86-year-old achieves lifelong goal of a college degree

  Wednesday, December 14, 2016 2:00 AM
  News

Pittsburg, KS

86-year-old achieves lifelong goal of a college degree

Beatrice Normadine Scott has accomplished a lot in her 86 years.

Despite never going beyond the 10th grade in school, Scott’s been successful in business and has been active in her church and community and served on national and state boards. She’s been a wife, mother to seven, grandmother to five and great-grandmother to 16 and today is the director of development for KOZJ, the public television station in Joplin, Mo.

Scott is proud of the fact that her name is on the Eisenhower Memorial at Gettysburg and she’s proud of the many community, state and national awards and honors she’s received over the years, but there’s one achievement that has eluded her – until now.

Scott will be among the estimated 500 students who will receive their degrees at Pittsburg State University’s fall commencement exercises on Friday, Dec. 16. Scott will receive a bachelor of general studies degree in a ceremony that begins at 8 p.m. in John Lance Arena.

“A college degree was my number-one goal in life that I had not achieved,” Scott said. “And now, due to the dedication of the faculty and staff at Pittsburg State University, I will have reached that star!”

Scott’s life journey is a tale of highs and lows. She was born in 1930, but her father died when she was just an infant, leaving her 18-year-old uneducated mother to care for her in the midst of the Great Depression.

“Mother and I returned home to live with her mother and younger brother in Gentry, Arkansas,” Scott said.

Life was hard, there, and Scott said some of her earliest memories were of family members, who had never gone past eighth grade, admonishing her to get an education.

When Scott was 12, her mother married a successful Joplin businessman and farmer and life improved. Her plans to go to college, however, were replaced by an early marriage before she could graduate high school.

The marriage proved to be an abusive one that ended in divorce after 13 years.

Scott worked in a department store in Topeka, Kansas, to support her two children before marrying a western Kansas wheat farmer who was widowed with three children of his own. Together, they had two more children in a happy and successful blended family.

Still, there was one thing that bothered Scott.

“I could not erase the feeling of being inadequate when I filled out any papers that asked about my education –‘when and where did you graduate?’” Scott said.

Eventually, Scott got her GED. Although she had her high school diploma, Scott wanted more. Over the years, she took classes at Washburn University, Crowder College and Missouri Southern State University, moving ever closer to that brass ring of a college degree.

The one hurdle she just couldn’t seem to overcome was the math required for most degrees.
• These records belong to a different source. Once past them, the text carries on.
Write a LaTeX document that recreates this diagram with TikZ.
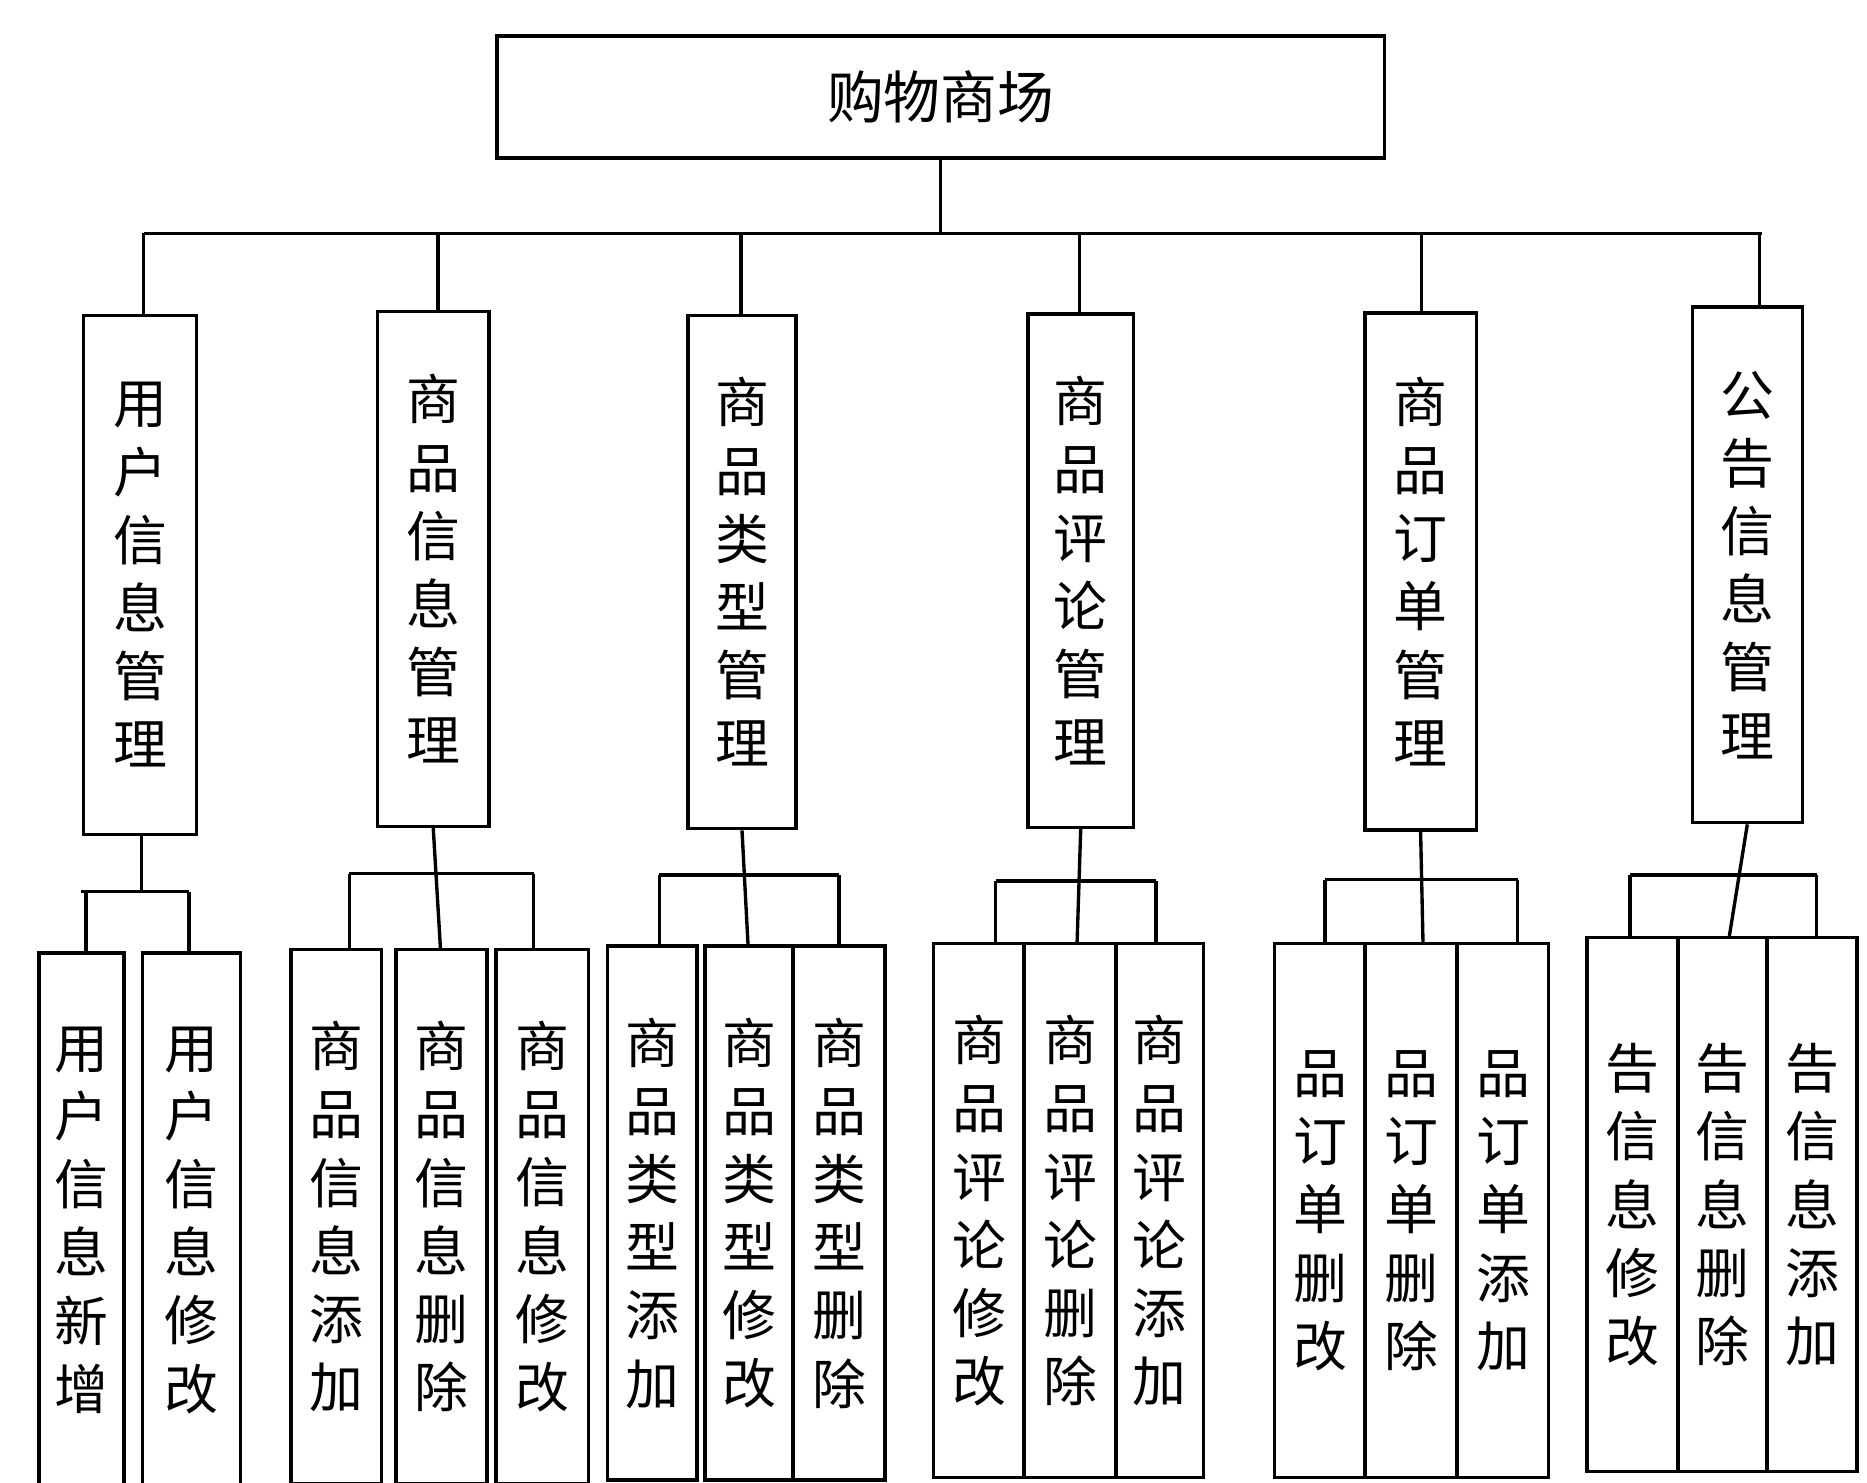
\documentclass[tikz,border=0pt]{standalone}
\usepackage{fontspec}
\newfontfamily\cjk{Noto Sans CJK SC}
\tikzset{
  box/.style={draw=black,thick,align=center,inner sep=0pt,font=\cjk\fontsize{12.8}{16.2}\selectfont},
  wire/.style={draw=black,thick}
}
\begin{document}
\begin{tikzpicture}[x=0.01cm,y=-0.01cm]
\useasboundingbox (0,0) rectangle (1560,1239);
\node[box,minimum width=7.41cm,minimum height=1.02cm,font=\cjk\fontsize{13.5}{16}\selectfont] (root) at (786,81) {购物商场};
% level 2
\foreach \n/\x/\w/\t/\h/\txt in {
  u/117/94/262/434/用\\户\\信\\息\\管\\理,
  g/362/93/259/430/商\\品\\信\\息\\管\\理,
  c/620/90/262/429/商\\品\\类\\型\\管\\理,
  r/903/88/261/429/商\\品\\评\\论\\管\\理,
  o/1187/93/260/432/商\\品\\订\\单\\管\\理,
  a/1460/92/255/431/公\\告\\信\\息\\管\\理}
  \node[box,minimum width=\w*0.01cm,minimum height=\h*0.01cm,anchor=north] (\n) at (\x,\t) {\txt};
\coordinate (bl) at (120,195);
\coordinate (br) at (1472,195);
\draw[wire] (root.south) -- (root.south |- bl);
\draw[wire] (bl) -- (br);
\foreach \n/\x in {u/120,g/366,c/619,r/902,o/1188,a/1470}
  \draw[wire] (\x,195) -- (\x,0 |- \n.north);
% level 3
\foreach \n/\x/\w/\t/\txt in {
  u1/68/71/795/用\\户\\信\\息\\新\\增,
  u2/160/82/795/用\\户\\信\\息\\修\\改,
  g1/281/76/792/商\\品\\信\\息\\添\\加,
  g2/369/76/792/商\\品\\信\\息\\删\\除,
  g3/453/77/792/商\\品\\信\\息\\修\\改,
  c1/545/75/789/商\\品\\类\\型\\添\\加,
  c2/626/74/789/商\\品\\类\\型\\修\\改,
  c3/701/77/789/商\\品\\类\\型\\删\\除,
  r1/818/76/787/商\\品\\评\\论\\修\\改,
  r2/894/77/787/商\\品\\评\\论\\删\\除,
  r3/969/73/787/商\\品\\评\\论\\添\\加,
  o1/1103/76/787/品\\订\\单\\删\\改,
  o2/1179/77/787/品\\订\\单\\删\\除,
  o3/1256/76/787/品\\订\\单\\添\\加,
  a1/1364/76/782/告\\信\\息\\修\\改,
  a2/1439/75/782/告\\信\\息\\删\\除,
  a3/1514/75/782/告\\信\\息\\添\\加}
  \node[box,minimum width=\w*0.01cm,minimum height=4.46cm,anchor=north] (\n) at (\x,\t) {\txt};
% group buses
\draw[wire] (118,696) -- (118,745);
\draw[wire] (68,745) -- (158,745);
\draw[wire] (72,745) -- (72,0 |- u1.north);
\draw[wire] (158,745) -- (158,0 |- u2.north);
\foreach \n/\s/\l/\m/\r/\y in {g/369/292/368/446/730, c/625/551/625/701/731,
  r/900/832/900/966/736, o/1189/1107/1189/1268/735, a/1445/1362/1445/1518/731}{
  \draw[wire] (\l,\y) -- (\r,\y);
  \draw[wire] (\n.south) -- (\m,0 |- \n2.north);
  \draw[wire] (\l,\y) -- (\l,0 |- \n1.north);
  \draw[wire] (\r,\y) -- (\r,0 |- \n3.north);
}
\end{tikzpicture}
\end{document}
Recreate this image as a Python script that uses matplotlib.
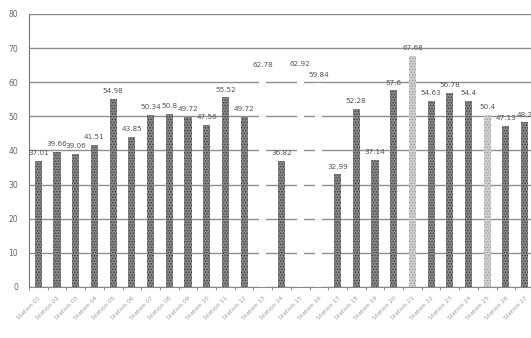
import matplotlib
matplotlib.use("Agg")
import matplotlib.pyplot as plt
import numpy as np

# scores per site; three of the bars are printed in white
values = [37.01, 39.66, 39.06, 41.51, 54.98, 43.85, 50.34, 50.8, 49.72, 47.56,
          55.52, 49.72, 62.78, 36.82, 62.92, 59.84, 32.99, 52.28, 37.14, 57.6,
          67.68, 54.63, 56.78, 54.4, 50.4, 47.13, 48.2]
shade = ["dark"] * 12 + ["white", "dark", "white", "white"] + ["dark"] * 4 + \
        ["light", "dark", "dark", "dark", "light", "dark", "dark"]
sites = ["Station %02d" % (i + 1) for i in range(len(values))]
yticks = [0, 10, 20, 30, 40, 50, 60, 70, 80]

fills = {"dark": "#858585", "light": "#cfcfcf", "white": "#ffffff"}
hatches = {"dark": "#404040", "light": "#9a9a9a", "white": "#ffffff"}

plt.rcParams["hatch.linewidth"] = 0.6

fig = plt.figure(figsize=(5.31, 3.38), dpi=100)
ax = fig.add_axes([0.0546, 0.151, 0.951, 0.8077])

x = np.arange(len(values))
for xi, v, s in zip(x, values, shade):
    ax.bar(xi, v, width=0.38, color=fills[s], edgecolor=hatches[s],
           linewidth=0, hatch="......", zorder=3)
    ax.annotate(f"{v:g}", (xi, v), xytext=(0, 3.5), textcoords="offset points",
                ha="center", va="bottom", fontsize=5.2, color="#555555", zorder=4)

ax.set_xlim(-0.5, len(values) - 0.5)
ax.set_ylim(0, 80)
ax.set_yticks(yticks)
ax.yaxis.grid(True, color="#8f8f8f", linewidth=1.0, zorder=0)
ax.tick_params(axis="y", length=0, pad=8, labelsize=5.5, labelcolor="#666666")

ax.set_xticks(x)
ax.set_xticklabels(sites, rotation=45, ha="right", rotation_mode="anchor",
                   fontsize=4.3, color="#999999")
ax.tick_params(axis="x", length=0, pad=6)
ax.set_xticks(np.arange(len(values) + 1) - 0.5, minor=True)
ax.tick_params(axis="x", which="minor", length=2, width=0.6, color="#777777")

for side in ["top", "right"]:
    ax.spines[side].set_visible(False)
ax.spines["left"].set_color("#777777")
ax.spines["bottom"].set_color("#888888")
ax.spines["left"].set_linewidth(0.8)
ax.spines["bottom"].set_linewidth(0.8)

fig.savefig("out.png", dpi=100)
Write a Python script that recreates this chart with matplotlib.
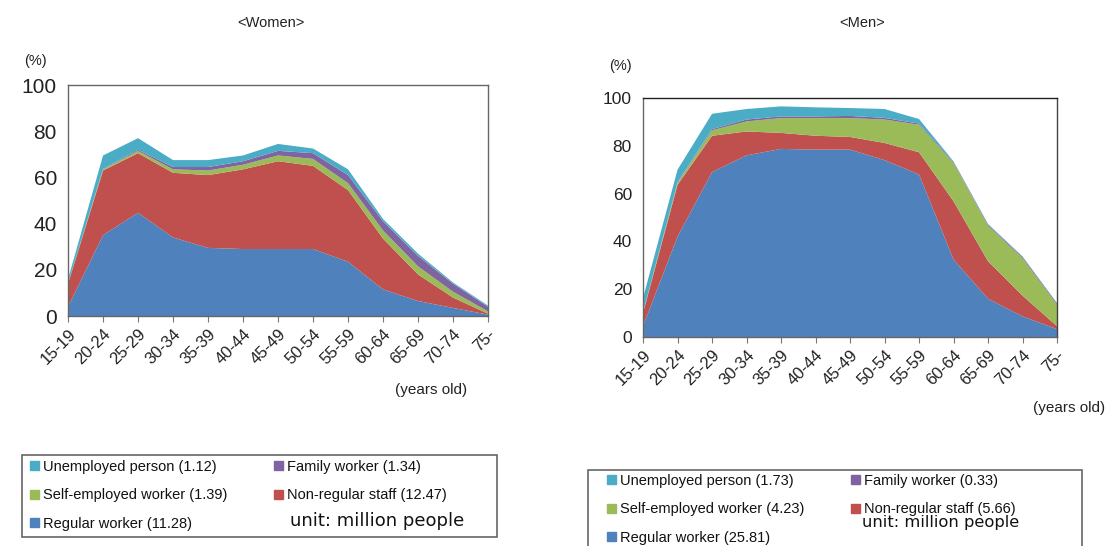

Then she met David Hurford, chair of PSU’s Department of Psychology and Counseling and director of the Center for Reading Research. Scott’s granddaughter was having reading problems in school and they came to have her tested for reading disabilities.

“Dr. Hurford, with his program of learning to read, literally saved my granddaughter’s life,” Scott said. “Left undiagnosed and remedied, she would have not continued her education...When she began to read, her world changed dramatically for the better and she is now on a great career path.”

Scott said Hurford was also able to understand her problem with math.

“His diagnosis was corroborated by my medical doctor,” Scott said. “Goodness, Dr. Hurford even had a name for it, a really long word I had never heard before, dyscalculia. Maybe I wasn’t so stupid, after all!”

Scott worked with Assistant Dean Bobby Winters in PSU College of Arts and Sciences, Adviser Craig Fuchs, and Barbara Van Becelaere in the Registrar’s Office and individual members of the faculty to finish the work necessary to complete her degree.

She worked hard, but it was a labor of love.

“The classes I have taken in history have opened up the world for me,” Scott said. “There have been so many world-changing events that I have learned about. The classes in sociology have shown me the needs of the human race around the world. Music and art classes were fun. Religion, geology, science, strengthened my belief in a supreme being, God. All of these classes have intensified my continued desire to reflect and learn about the foundation of the world and the peoples that inhabit it.”

Scott said the decision to return to school at PSU wasn’t a difficult one and she gives credit to the support she’s received from family and friends as well as faculty and staff at PSU for making this dream come true.

“Despite the poor beginnings and many setbacks in my life, I feel I have been granted numerous blessings,” Scott said. “Throughout this endeavor, my family and close friends have been there, giving assistance and encouragement every step of the way and they have encouraged me to attempt this final challenge.”

On Friday, Scott will conquer that ‘final challenge,’ but don’t expect this energetic 86-year-old to sit back and relax.

Asked what’s next, after earning her degree, Scott said with a smile and a twinkle in her eye, “Well, my resume’s out there.”